Telecom expense management (TEM) is the practice of actively auditing, optimizing, and managing an organization’s communications spend across voice, data, mobile, and cloud services. A comprehensive TEM program includes reviewing invoices against contracted rates, building an accurate service inventory, identifying and removing unused or unnecessary services, renegotiating contracts at current market rates, and monitoring ongoing spend for new errors or waste. Most enterprises that implement active TEM recover 25–35% of total telecom spend.
What does a telecom auditor do?
A telecom auditor reviews invoices, contracts, and service levels to build a verified inventory of every active voice, data, mobile, and cloud service an organization is paying for. They identify unused services to disconnect, billing errors to dispute, contract rates to renegotiate, and structural changes to recommend. A trusted auditor also implements the changes they recommend — managing disconnection orders, submitting carrier disputes, and tracking every change through to confirmed removal from billing — rather than just producing a report.

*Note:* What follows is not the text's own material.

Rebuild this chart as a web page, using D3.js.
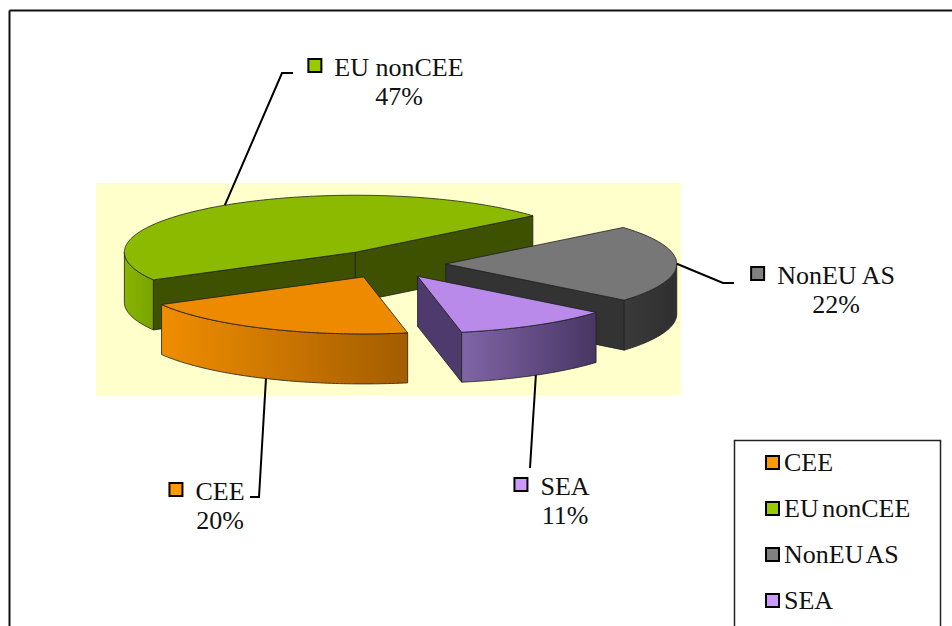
<!DOCTYPE html>
<html>
<head>
<meta charset="utf-8">
<script src="https://cdn.jsdelivr.net/npm/d3@7"></script>
<style>
  html, body { margin: 0; padding: 0; background: #ffffff; }
  svg { display: block; }
</style>
</head>
<body>
<svg id="chart" width="952" height="626"></svg>
<script>
// Data
const categories = ["CEE", "EU nonCEE", "NonEU AS", "SEA"];
const shares = [20, 47, 22, 11];
const percentLabels = ["20%", "47%", "22%", "11%"];

// Styles
const swatchColors = ["#ff9900", "#99cc00", "#808080", "#cc99ff"];
const topColors = ["#ee8a00", "#8cba00", "#777777", "#b98ae9"];
const sideColors = ["#8a5000", "#3e5100", "#333333", "#4e3a6c"];
const wallColors = [["#f08d00", "#a35d00"], ["#88b500", "#7aa300"], ["#3a3a3a", "#2f2f2f"], ["#8065a6", "#483664"]];
const serif = "Liberation Serif, DejaVu Serif";

const svg = d3.select("#chart");
const W = 952, H = 626;
const rad = Math.PI / 180;

// Frame
svg.append("line").attr("x1", 9.5).attr("y1", 10.5).attr("x2", W).attr("y2", 10.5)
  .attr("stroke", "#111").attr("stroke-width", 2);
svg.append("line").attr("x1", 9.5).attr("y1", 10.5).attr("x2", 9.5).attr("y2", H)
  .attr("stroke", "#111").attr("stroke-width", 2);

// Plot area
svg.append("rect").attr("x", 96).attr("y", 183).attr("width", 585).attr("height", 212)
  .attr("fill", "#ffffcc");

// 3D pie geometry (ellipse projection with extruded walls)
const pie3d = { cx: 388, cy: 264, rx: 231, ry: 57, depth: 50, explode: 0.25, start: 169 };
const arcs = d3.pie().sort(null)
  .startAngle(pie3d.start * rad)
  .endAngle((pie3d.start + 360) * rad)(shares);

function proj(o, a, r, h) {
  return [o[0] + r * pie3d.rx * Math.sin(a), o[1] - r * pie3d.ry * Math.cos(a) + h];
}
function rim(o, a0, a1, h) {
  const n = Math.max(2, Math.ceil(Math.abs(a1 - a0) / rad));
  return d3.range(n + 1).map(i => proj(o, a0 + (a1 - a0) * i / n, 1, h));
}
const line = d3.line();
const defs = svg.append("defs");

const slices = arcs.map((d, i) => {
  const mid = (d.startAngle + d.endAngle) / 2;
  const o = [pie3d.cx + pie3d.explode * pie3d.rx * Math.sin(mid),
             pie3d.cy - pie3d.explode * pie3d.ry * Math.cos(mid)];
  return { i, a0: d.startAngle, a1: d.endAngle, mid, o };
});

const pieG = svg.append("g");
const strokeCol = "#1e1e1e";

slices.slice().sort((a, b) => a.o[1] - b.o[1]).forEach(s => {
  const g = pieG.append("g");
  const { o, a0, a1, i } = s;
  const D = pie3d.depth;

  // cut faces facing the viewer
  const faces = [];
  if (Math.sin(a0) < 0) faces.push(a0);
  if (Math.sin(a1) > 0) faces.push(a1);
  faces.forEach(a => {
    const p = [ [o[0], o[1]], proj(o, a, 1, 0), proj(o, a, 1, D), [o[0], o[1] + D] ];
    g.append("path").attr("d", line(p) + "Z")
      .attr("fill", sideColors[i]).attr("stroke", strokeCol).attr("stroke-width", 0.8)
      .attr("stroke-linejoin", "round");
  });

  // outer wall on the front half
  [0, 1].forEach(k => {
    const lo = Math.max(a0, Math.PI / 2 + 2 * Math.PI * k);
    const hi = Math.min(a1, 3 * Math.PI / 2 + 2 * Math.PI * k);
    if (hi <= lo) return;
    const top = rim(o, lo, hi, 0);
    const bot = rim(o, hi, lo, D);
    const pts = top.concat(bot);
    const xs = pts.map(p => p[0]);
    const gid = "wall" + i + "_" + k;
    const grad = defs.append("linearGradient").attr("id", gid)
      .attr("gradientUnits", "userSpaceOnUse")
      .attr("x1", d3.min(xs)).attr("x2", d3.max(xs)).attr("y1", 0).attr("y2", 0);
    grad.append("stop").attr("offset", 0).attr("stop-color", wallColors[i][0]);
    grad.append("stop").attr("offset", 1).attr("stop-color", wallColors[i][1]);
    g.append("path").attr("d", line(pts) + "Z")
      .attr("fill", `url(#${gid})`).attr("stroke", strokeCol).attr("stroke-width", 0.8)
      .attr("stroke-linejoin", "round");
  });

  // top face
  const topPts = [[o[0], o[1]]].concat(rim(o, a0, a1, 0));
  g.append("path").attr("d", line(topPts) + "Z")
    .attr("fill", topColors[i]).attr("stroke", strokeCol).attr("stroke-width", 0.8)
    .attr("stroke-linejoin", "round");
});

// Data labels with leader lines
const labelLayout = [
  { x: 220, y: 500, from: "bottom", path: [[259, 497], [250, 497]] },
  { x: 399, y: 76,  from: "top",    path: [[282, 73], [293, 73]] },
  { x: 836, y: 284, from: "top",    path: [[723, 283], [734, 283]] },
  { x: 565, y: 495, from: "bottom", path: [[530, 468]] }
];
const fontSize = 26;
const labG = svg.append("g");

slices.forEach(s => {
  const L = labelLayout[s.i];
  const startPt = proj(s.o, s.mid, 1, L.from === "bottom" ? pie3d.depth : 0);
  labG.append("path").attr("d", line([startPt].concat(L.path)))
    .attr("fill", "none").attr("stroke", "#000").attr("stroke-width", 2)
    .attr("stroke-linejoin", "miter");

  const name = labG.append("text").attr("x", L.x).attr("y", L.y)
    .attr("text-anchor", "middle").attr("font-size", fontSize)
    .style("font-family", serif).attr("fill", "#111")
    .text(categories[s.i]);
  const w = name.node().getComputedTextLength();
  labG.append("text").attr("x", L.x).attr("y", L.y + 29)
    .attr("text-anchor", "middle").attr("font-size", fontSize)
    .style("font-family", serif).attr("fill", "#111")
    .text(percentLabels[s.i]);
  labG.append("rect").attr("x", L.x - w / 2 - 26).attr("y", L.y - 17)
    .attr("width", 13).attr("height", 13)
    .attr("fill", swatchColors[s.i]).attr("stroke", "#000").attr("stroke-width", 2);
});

// Legend
const legend = svg.append("g");
legend.append("rect").attr("x", 734.5).attr("y", 440.5).attr("width", 206).attr("height", 200)
  .attr("fill", "#fff").attr("stroke", "#222").attr("stroke-width", 1.5);
categories.forEach((c, i) => {
  const y = 471 + i * 46;
  legend.append("rect").attr("x", 766).attr("y", y - 15).attr("width", 13).attr("height", 13)
    .attr("fill", swatchColors[i]).attr("stroke", "#000").attr("stroke-width", 2);
  legend.append("text").attr("x", 784).attr("y", y).attr("font-size", fontSize)
    .style("font-family", serif).attr("fill", "#111")
    .attr("word-spacing", -3).text(c);
});
</script>
</body>
</html>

How much can a telecom audit save my organization?
Most enterprises that conduct a comprehensive telecom audit recover 25–35% of total telecom spend. The exact amount depends on how long it has been since the last systematic review, the number of locations and services involved, and how much organizational change (headcount additions/reductions, office moves, technology migrations) has occurred since the environment was last optimized. BAZ Group’s service guarantee: you will save more than you pay us for the engagement, or you owe us nothing.

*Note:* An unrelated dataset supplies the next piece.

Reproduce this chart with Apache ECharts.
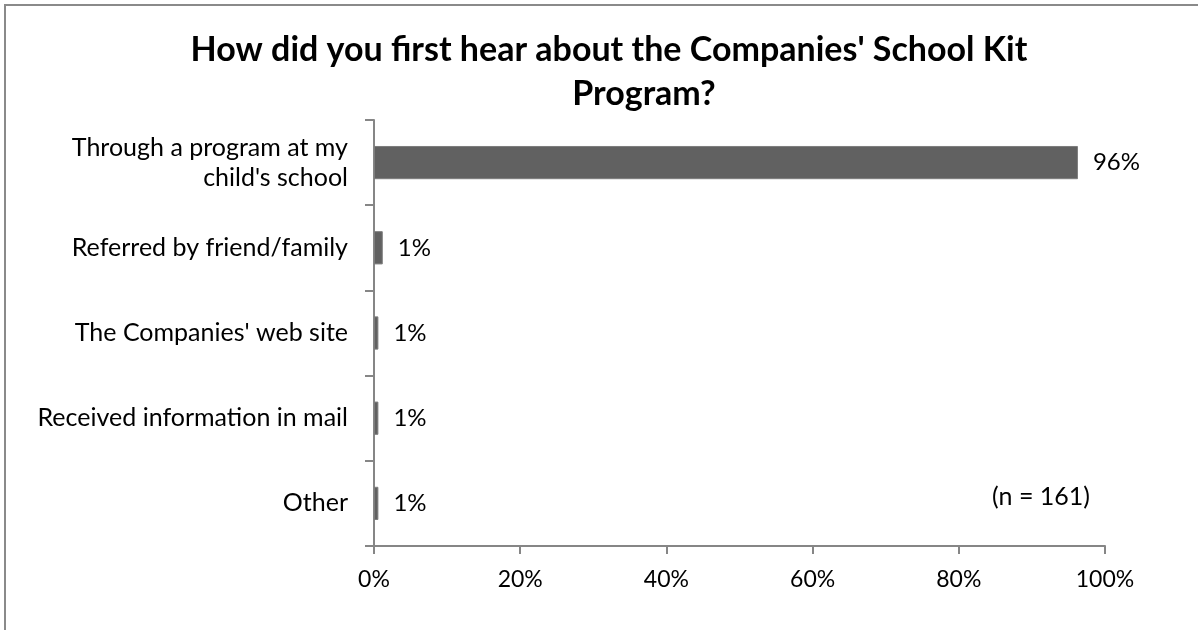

What is the difference between TEM software and managed TEM services?
TEM software is a technology platform that provides tools for tracking, categorizing, and reporting on telecom expenses. Managed TEM services add the expert human layer that makes that data actionable: investigating anomalies, disputing billing errors, negotiating contracts, redesigning processes, and maintaining the data quality that determines whether the platform delivers its promised value. Most enterprises that deploy TEM software without managed services find it delivers a fraction of its potential — because software identifies anomalies but cannot resolve them.

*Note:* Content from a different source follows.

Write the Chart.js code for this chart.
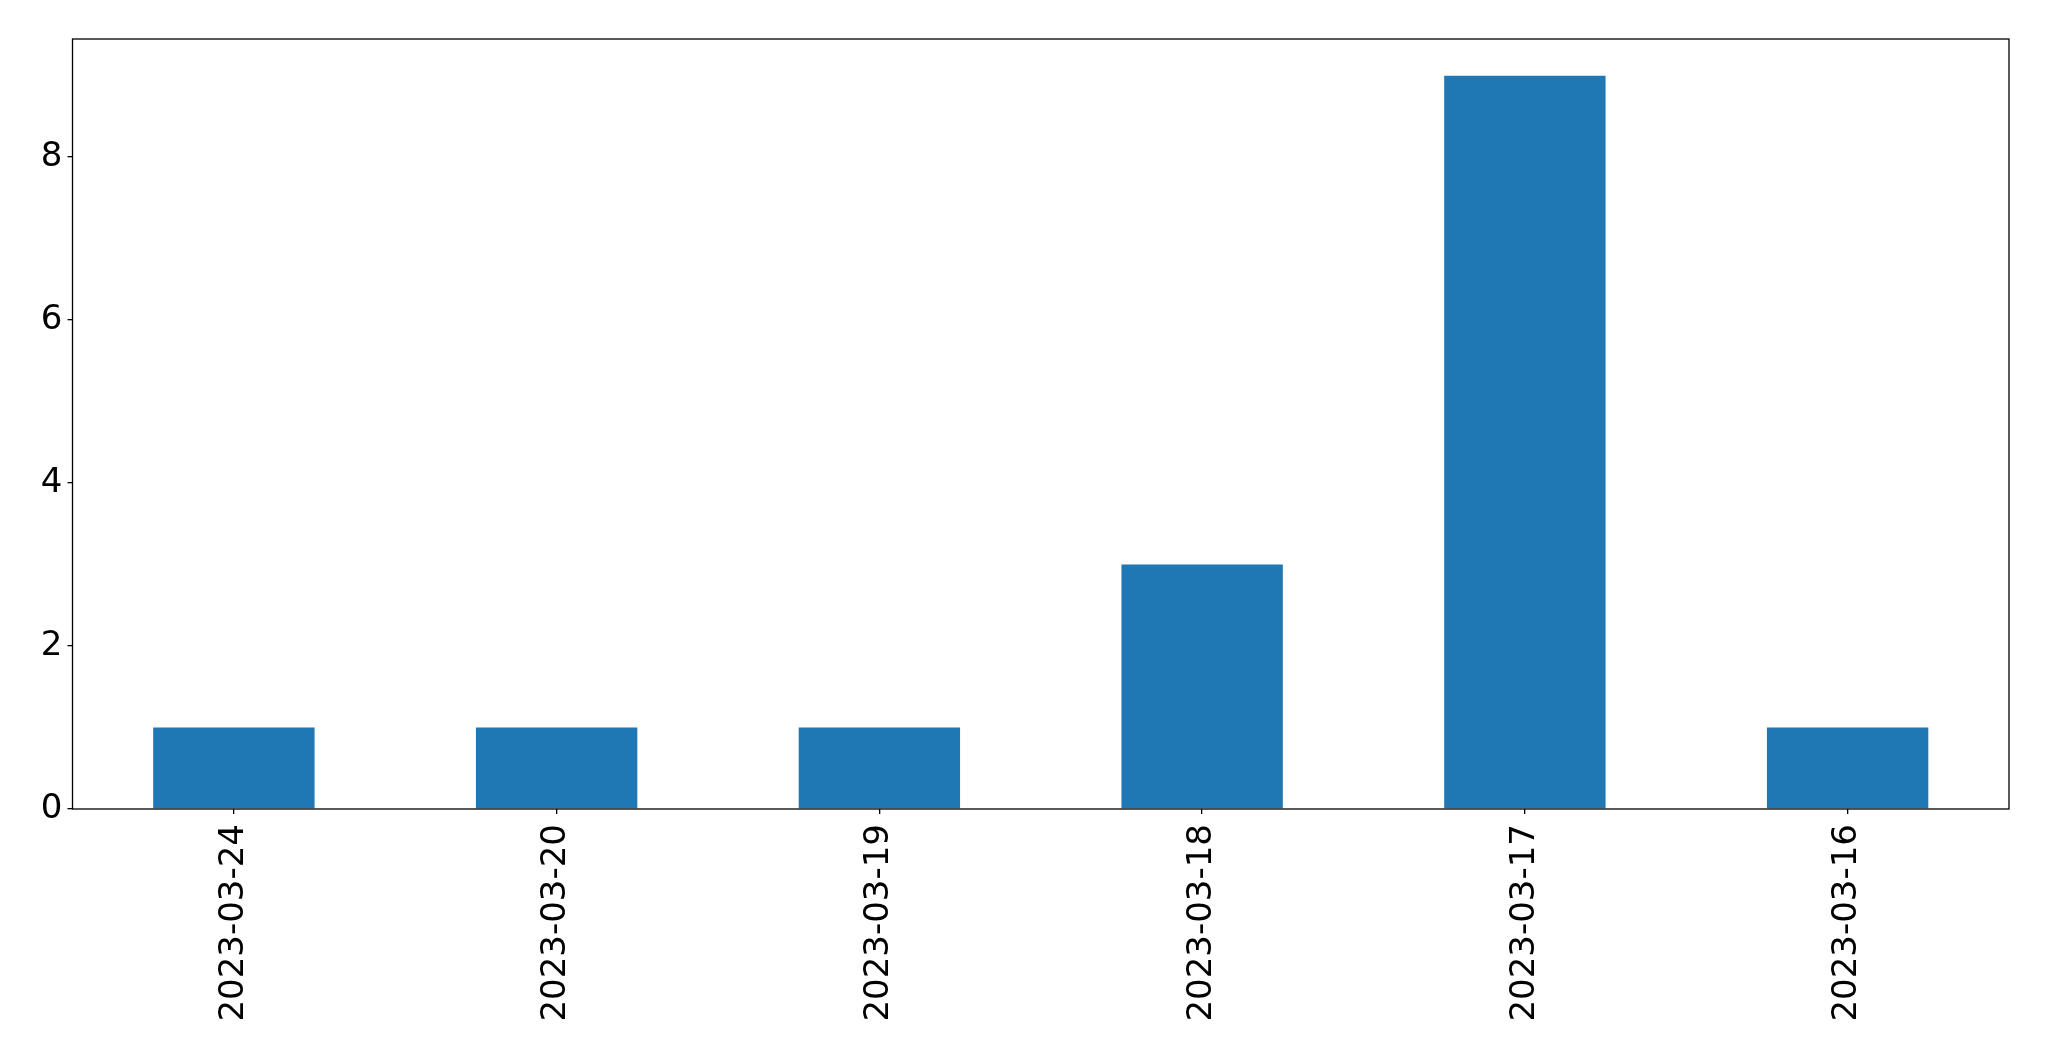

What telecom services does TEM cover?
A comprehensive TEM program covers all four communications service categories: voice (POTS lines, SIP trunks, PRI circuits, UCaaS seats, toll-free numbers), data (MPLS, broadband, SD-WAN, dedicated internet access, backup circuits), mobile (smartphones, tablets, hotspots, IoT devices, and all associated plans and contracts), and cloud (hosted PBX, UCaaS platforms, contact center as a service, collaboration tools billed per seat or usage). Each category has distinct billing structures, contract terms, and optimization strategies.
How often should enterprises conduct a telecom expense management review?
A comprehensive audit every 2–3 years, with ongoing monthly monitoring in between. Contract renewals, significant headcount changes, office moves or closures, and technology migrations are all natural triggers for a targeted review regardless of where you are in the regular cycle. Organizations with active managed TEM services in place need full audits less frequently because the ongoing monitoring catches new waste as it emerges rather than allowing it to compound.